*Information shown:*

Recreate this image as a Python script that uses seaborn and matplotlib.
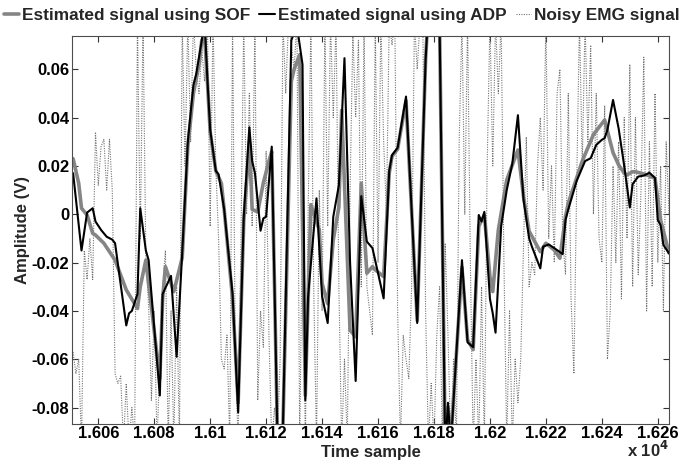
import numpy as np
import pandas as pd
import matplotlib
matplotlib.use("Agg")
import matplotlib.pyplot as plt
import seaborn as sns

# ---- data ----
sof_t = [16051, 16053, 16054, 16056, 16058, 16059, 16062, 16066, 16070, 16074, 16075, 16077,
         16082, 16083, 16084, 16087, 16090, 16092, 16094, 16096, 16097, 16098, 16099, 16100,
         16102, 16104, 16105, 16108, 16110, 16112, 16114, 16115, 16117, 16119, 16121, 16122,
         16123, 16124, 16125, 16126, 16129, 16130, 16132, 16134, 16136, 16139, 16140, 16142,
         16144, 16146, 16147, 16150, 16152, 16154, 16156, 16158, 16159, 16162, 16164, 16165,
         16167, 16170, 16174, 16177, 16178, 16180, 16182, 16184, 16185, 16186, 16190, 16192,
         16194, 16196, 16198, 16200, 16201, 16203, 16206, 16210, 16212, 16214, 16217, 16218,
         16220, 16223, 16225, 16227, 16228, 16233, 16237, 16241, 16244, 16246, 16248, 16249,
         16251, 16252, 16254, 16256, 16259, 16261, 16264]
sof_v = [0.023, 0.0128, 0.0025, -0.0003, -0.0079, -0.0086, -0.012, -0.019, -0.0313, -0.039, -0.030, -0.019,
         -0.068, -0.035, -0.0217, -0.032, -0.018, 0.028, 0.050, 0.062, 0.072, 0.074, 0.055, 0.034,
         0.018, 0.0128, 0.002, -0.035, -0.078, -0.003, 0.030, 0.002, 0.001, 0.013, 0.022, 0.026,
         -0.030, -0.090, -0.108, -0.088, 0.055, 0.060, 0.066, -0.075, 0.004, -0.0065, -0.0286, -0.037,
         -0.0106, 0.003, 0.043, -0.048, -0.0507, 0.0128, -0.0244, -0.0217, -0.023, -0.0258, 0.017, 0.024,
         0.027, 0.047, -0.044, 0.064, 0.085, 0.100, 0.078, -0.095, -0.080, -0.094, -0.022, -0.052,
         -0.056, -0.005, -0.0003, -0.0258, -0.032, -0.0065, 0.0142, 0.0266, 0.0073, -0.007, -0.0134, -0.0155,
         -0.012, -0.0148, -0.0182, -0.001, 0.0046, 0.022, 0.033, 0.039, 0.0255, 0.0204, 0.017, 0.0163,
         0.0176, 0.0176, 0.017, 0.0163, 0.0149, -0.0024, -0.016]

adp_t = [16051, 16054, 16056, 16058, 16059, 16061, 16063, 16065, 16066, 16070, 16071, 16072,
         16074, 16075, 16077, 16078, 16082, 16083, 16085, 16086, 16088, 16090, 16092, 16094,
         16095, 16097, 16098, 16099, 16100, 16102, 16103, 16105, 16108, 16110, 16112, 16114,
         16115, 16116, 16118, 16119, 16120, 16122, 16123, 16124, 16125, 16126, 16129, 16131,
         16133, 16134, 16135, 16138, 16140, 16142, 16144, 16146, 16148, 16150, 16152, 16154,
         16156, 16158, 16162, 16164, 16165, 16167, 16170, 16174, 16177, 16178, 16180, 16182,
         16184, 16185, 16186, 16190, 16192, 16194, 16196, 16197, 16198, 16200, 16201, 16202,
         16204, 16206, 16208, 16210, 16212, 16214, 16215, 16218, 16219, 16221, 16223, 16226,
         16227, 16228, 16231, 16234, 16236, 16238, 16240, 16241, 16242, 16244, 16246, 16248,
         16250, 16251, 16253, 16255, 16257, 16259, 16260, 16261, 16262, 16264]
adp_v = [0.017, -0.015, 0.0007, 0.0025, -0.003, -0.0065, -0.0093, -0.0105, -0.012, -0.046, -0.041, -0.040,
         -0.033, 0.0025, -0.015, -0.019, -0.075, -0.033, -0.028, -0.0255, -0.059, -0.016, 0.030, 0.0535,
         0.058, 0.072, 0.080, 0.056, 0.035, 0.018, 0.0165, 0.002, -0.033, -0.082, -0.001, 0.036,
         0.022, 0.017, -0.0068, -0.0017, -0.001, 0.028, -0.030, -0.090, -0.110, -0.088, 0.072, 0.078,
         0.062, -0.077, -0.034, 0.0066, -0.034, -0.045, -0.001, 0.012, 0.0646, -0.020, -0.069, 0.0075,
         -0.0113, -0.014, -0.0348, 0.018, 0.0245, 0.0275, 0.0487, -0.045, 0.064, 0.085, 0.100, 0.078,
         -0.098, -0.078, -0.096, -0.019, -0.053, -0.055, -0.0003, -0.003, 0.001, -0.035, -0.041, -0.049,
         -0.005, 0.010, 0.021, 0.041, 0.006, -0.0099, -0.0134, -0.0224, -0.0134, -0.0125, -0.014, -0.0165,
         -0.0024, 0.002, 0.0138, 0.022, 0.0232, 0.0287, 0.0308, 0.0315, 0.035, 0.0473, 0.0355, 0.020,
         0.0028, 0.0125, 0.0156, 0.016, 0.0172, 0.015, -0.0024, -0.0045, -0.0127, -0.0162]

noisy_t = list(range(16051, 16265))
noisy_v = [-0.057, -0.066, -0.060, -0.095, -0.015, -0.027, -0.010, -0.027, 0.034, 0.012,
           0.028, 0.031, 0.010, 0.031, 0.010, -0.066, -0.070, -0.067, -0.095, -0.070,
           -0.095, -0.080, -0.095, 0.080, -0.010, 0.080, -0.018, -0.038, -0.077, -0.040,
           -0.095, -0.060, -0.030, -0.015, -0.095, -0.040, -0.095, -0.030, -0.095, 0.080,
           0.020, 0.080, 0.030, 0.080, 0.060, 0.050, 0.068, 0.055, 0.080, -0.005,
           0.080, 0.020, -0.010, -0.060, -0.064, -0.050, -0.095, 0.080, -0.060, -0.095,
           -0.010, 0.080, 0.000, 0.050, -0.005, 0.080, -0.077, -0.040, -0.055, 0.026,
           -0.050, -0.095, -0.080, -0.095, -0.060, 0.080, 0.050, 0.080, 0.070, 0.060,
           0.080, -0.095, 0.002, -0.095, 0.000, 0.080, -0.030, -0.095, 0.010, -0.040,
           0.080, -0.005, 0.080, 0.040, 0.080, -0.030, -0.095, -0.060, -0.095, 0.010,
           0.075, 0.040, 0.072, -0.030, 0.080, -0.030, -0.040, -0.050, 0.080, -0.020,
           0.080, 0.030, 0.000, 0.080, 0.070, 0.080, -0.040, -0.095, -0.050, -0.060,
           -0.068, -0.030, 0.080, 0.060, 0.080, 0.080, -0.040, -0.095, -0.070, -0.095,
           -0.050, -0.030, -0.095, -0.012, -0.050, -0.095, -0.060, -0.095, 0.030, 0.080,
           0.000, 0.080, -0.020, -0.095, -0.060, -0.095, -0.030, -0.095, 0.020, 0.080,
           0.020, 0.080, 0.050, 0.080, -0.020, -0.095, -0.040, -0.095, -0.060, -0.078,
           -0.060, -0.013, 0.032, -0.030, -0.020, -0.025, 0.020, 0.040, 0.010, 0.080,
           -0.010, 0.020, -0.020, 0.050, 0.060, -0.010, -0.025, 0.050, -0.035, -0.066,
           0.012, 0.080, 0.020, 0.080, 0.030, 0.070, 0.000, 0.050, -0.010, -0.020,
           0.045, -0.060, -0.040, 0.020, -0.020, 0.030, -0.035, 0.040, -0.010, 0.062,
           -0.030, 0.040, -0.025, 0.010, 0.065, -0.040, 0.030, -0.030, 0.050, -0.020,
           0.020, -0.040, 0.030, 0.000]

xticks = [16060, 16080, 16100, 16120, 16140, 16160, 16180, 16200, 16220, 16240, 16260]
xtick_labels = ["1.606", "1.608", "1.61", "1.612", "1.614", "1.616", "1.618", "1.62", "1.622", "1.624", "1.626"]
yticks = [-0.08, -0.06, -0.04, -0.02, 0.0, 0.02, 0.04, 0.06]
ytick_labels = ["-0.08", "-0.06", "-0.04", "-0.02", "0", "0.02", "0.04", "0.06"]

labels = ["Estimated signal using SOF", "Estimated signal using ADP", "Noisy EMG signal"]

df_sof = pd.DataFrame({"t": sof_t, "v": sof_v})
df_adp = pd.DataFrame({"t": adp_t, "v": adp_v})
df_noisy = pd.DataFrame({"t": noisy_t, "v": noisy_v})

sns.set_style("ticks")
plt.rcParams["font.family"] = ["Liberation Sans", "DejaVu Sans"]
plt.rcParams["font.weight"] = "bold"
plt.rcParams["axes.labelweight"] = "bold"

fig = plt.figure(figsize=(6.83, 4.61), dpi=100)
ax = fig.add_axes([0.1054, 0.0813, 0.8745, 0.8413])

sns.lineplot(data=df_noisy, x="t", y="v", ax=ax, color="0.45", lw=0.8, linestyle=(0, (1, 1.2)),
             estimator=None, label=labels[2])
sns.lineplot(data=df_sof, x="t", y="v", ax=ax, color="#858585", lw=2.6,
             estimator=None, label=labels[0])
sns.lineplot(data=df_adp, x="t", y="v", ax=ax, color="black", lw=1.5,
             estimator=None, label=labels[1])

ax.set_xlim(16050.6, 16264.1)
ax.set_ylim(-0.0866, 0.0739)
ax.set_xticks(xticks)
ax.set_xticklabels(xtick_labels)
ax.set_yticks(yticks)
ax.set_yticklabels(ytick_labels)
ax.tick_params(direction="in", top=True, right=True, length=4, width=0.8,
               labelsize=12, pad=2, colors="0.2", labelcolor="black")
for s in ax.spines.values():
    s.set_color("0.3")
    s.set_linewidth(0.8)

ax.set_xlabel("Time sample", fontsize=12, fontweight="bold", labelpad=3)
ax.set_ylabel("Amplitude (V)", fontsize=12, fontweight="bold", labelpad=1)
ax.text(1.0, -0.068, r"x 10$^{4}$", transform=ax.transAxes, ha="right", va="center",
        fontsize=12, fontweight="bold")

h, l = ax.get_legend_handles_labels()
order = [l.index(x) for x in labels]
ax.get_legend().remove()
fig.legend([h[i] for i in order], [l[i] for i in order], loc="center",
           bbox_to_anchor=(0.5, 0.967), ncol=3, frameon=False, fontsize=12.4,
           handlelength=0.9, handletextpad=0.15, columnspacing=0.55)

fig.savefig("out.png", dpi=100)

*Task brief:*
Begin at the first line of the material and copy each line exactly through the one containing "import seaborn as sns". Omit pictures.

*Task output:*
Recreate this image as a Python script that uses seaborn and matplotlib.
import numpy as np
import pandas as pd
import matplotlib
matplotlib.use("Agg")
import matplotlib.pyplot as plt
import seaborn as sns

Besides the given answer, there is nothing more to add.